A fetus is dependent on the mother in a very unique way. If a decision is made to keep/give birth to the fetus, the mother has to go through all of the life- and body-changing aspects of pregnancy – and pregnancy and childbirth are potentially life-threatening, even in developed countries with excellent healthcare. So the question becomes: does a woman have the right to bodily autonomy? Or can/should she be forced to carry and give birth to a child against her will? That is what is at stake in this debate; and not some silly issue about “choice.” The whole “choice” rhetoric is both liberal and actually inadequate for expressing what is really at stake here (women’s bodily autonomy and lives).

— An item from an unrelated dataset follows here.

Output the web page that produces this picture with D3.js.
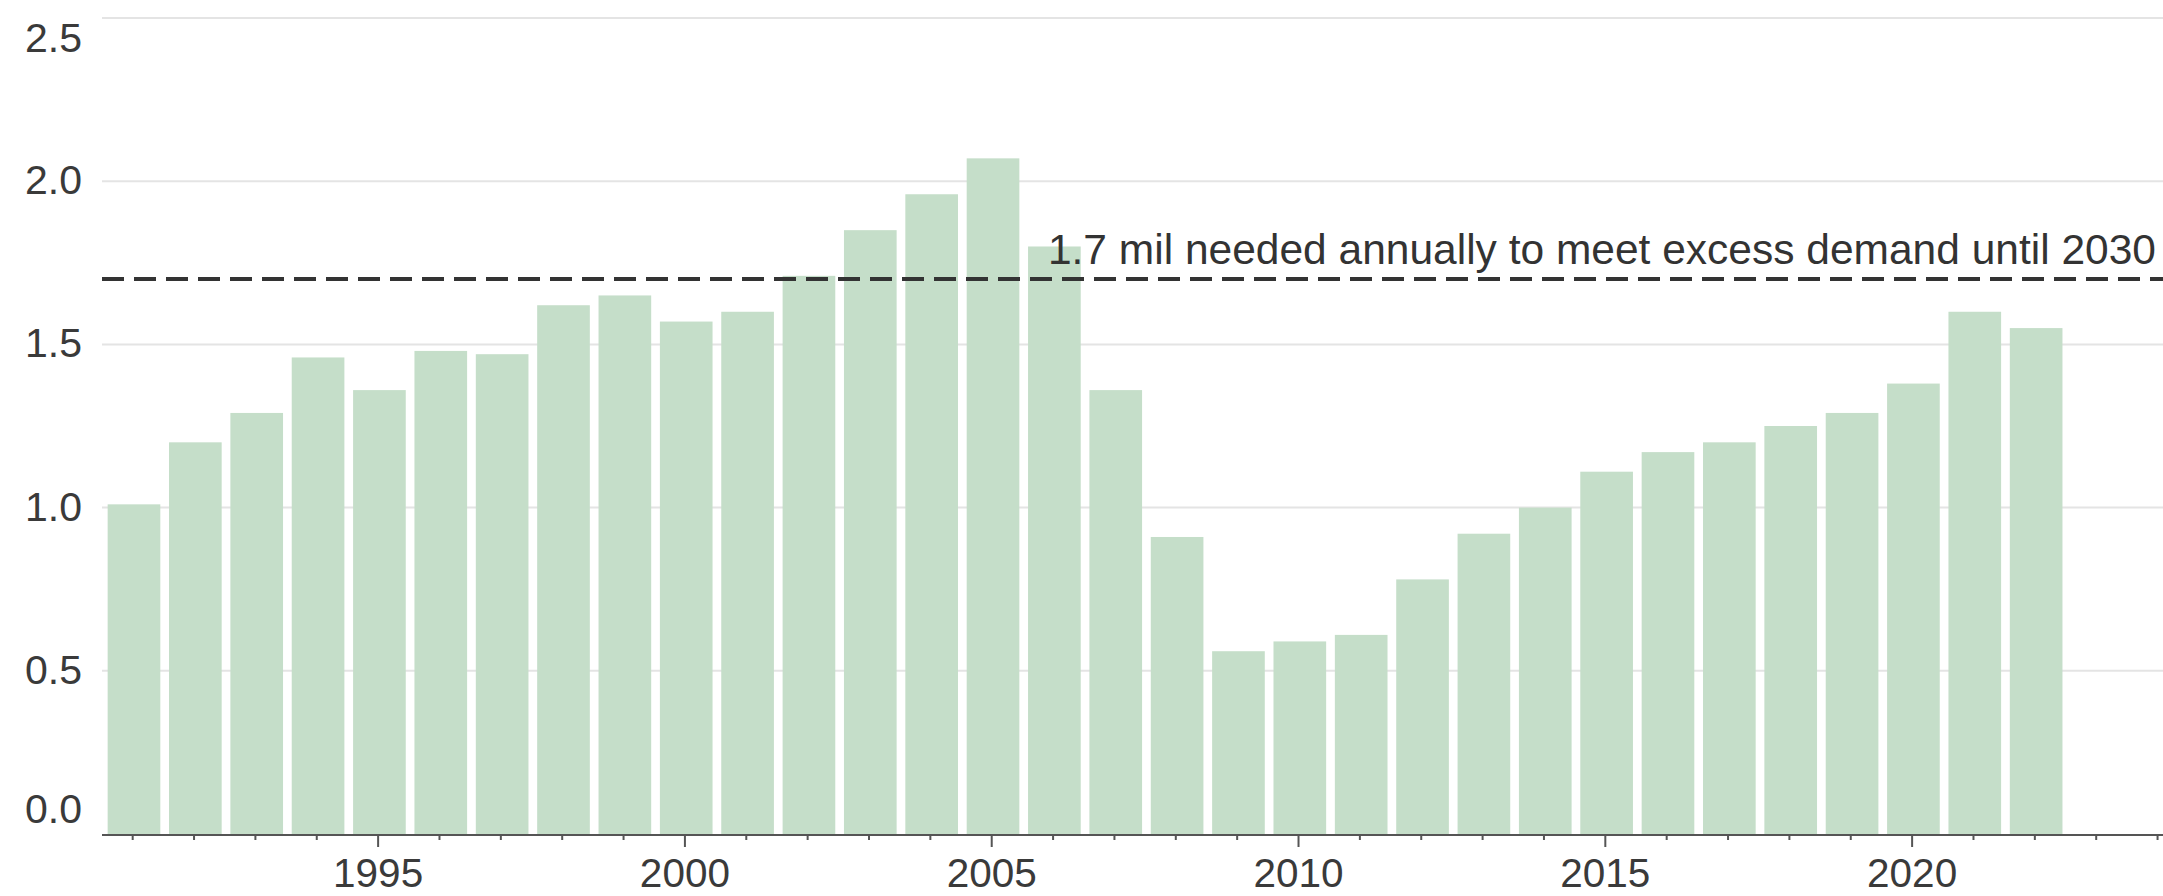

If someone is against abortion, they are pro-forced childbirth. Most anti-abortion people will deny this, because “no one forced the woman to have sex in the first place.” (sic) Which brings us to the issue of rape. Most anti-abortion people claim to make an exception for rape, which brings up (at least) 2 problems:
1) If you believe abortion is murder, exception in cases of rape, then you don’t believe abortion is murder in the first place. If killing a fetus is just as bad as killing a born human, then why would the circumstances of conception change that? Killing is killing, murder is murder. Either it’s always murder, or you’re being inconsistent.
2) If we banned abortion except for cases of rape, how would a woman prove that she was raped in order to be allowed to get an abortion? Even if our justice system was fair to sexual assault victims, trials still often take months to years. By the time a woman could prove in court that she was raped, it would be too late for an abortion anyway.
And there’s still the potential health problem(s) of pregnancy, which are always possible, even in a healthy woman. If you’re against abortion on demand, you necessarily believe that women should be (potentially) forced to risk their lives because their contraception failed or some such thing.
To sum up, the “pro-life” pseudo-concerns that people pretend to have only make sense if you see fetuses as independent beings and women as empty incubators for babies. Which really is how some people see things, but they should at least be honest about it.
As for the India thing – yes, I’m against selective abortion of female fetuses, but even then I wouldn’t ban or restrict abortion because there are many women who legitimately need it. If I were in a position of power in India, I might try to ban doctors from telling pregnant women the sex of their baby (that info isn’t medically necessary) and I would otherwise work to raise the status of women and girls so that hopefully people would be less inclined to abort female fetuses. But I wouldn’t touch abortion, for the reasons explained above.”
End quote. I will repeat in my own words essentially what my friend wrote here. Sex selective abortion happens because of the low status of women. The way to combat this is to raise the status of women. When women are in control of our bodies and fertility, we only have sex when we want to, we only have babies when the timing is appropriate and we know we can care for them, and if we have to abort, we usually do it in the first trimester, not after finding out the sex. The fact of abortion being legal doesn’t cause doctors or husbands to abort female fetuses, the fact that they hate women does. It should be women, and only women, in charge of deciding whether or not to terminate a pregnancy, because we are the ones carrying it. And for heaven’s sake, men need to stop hating women.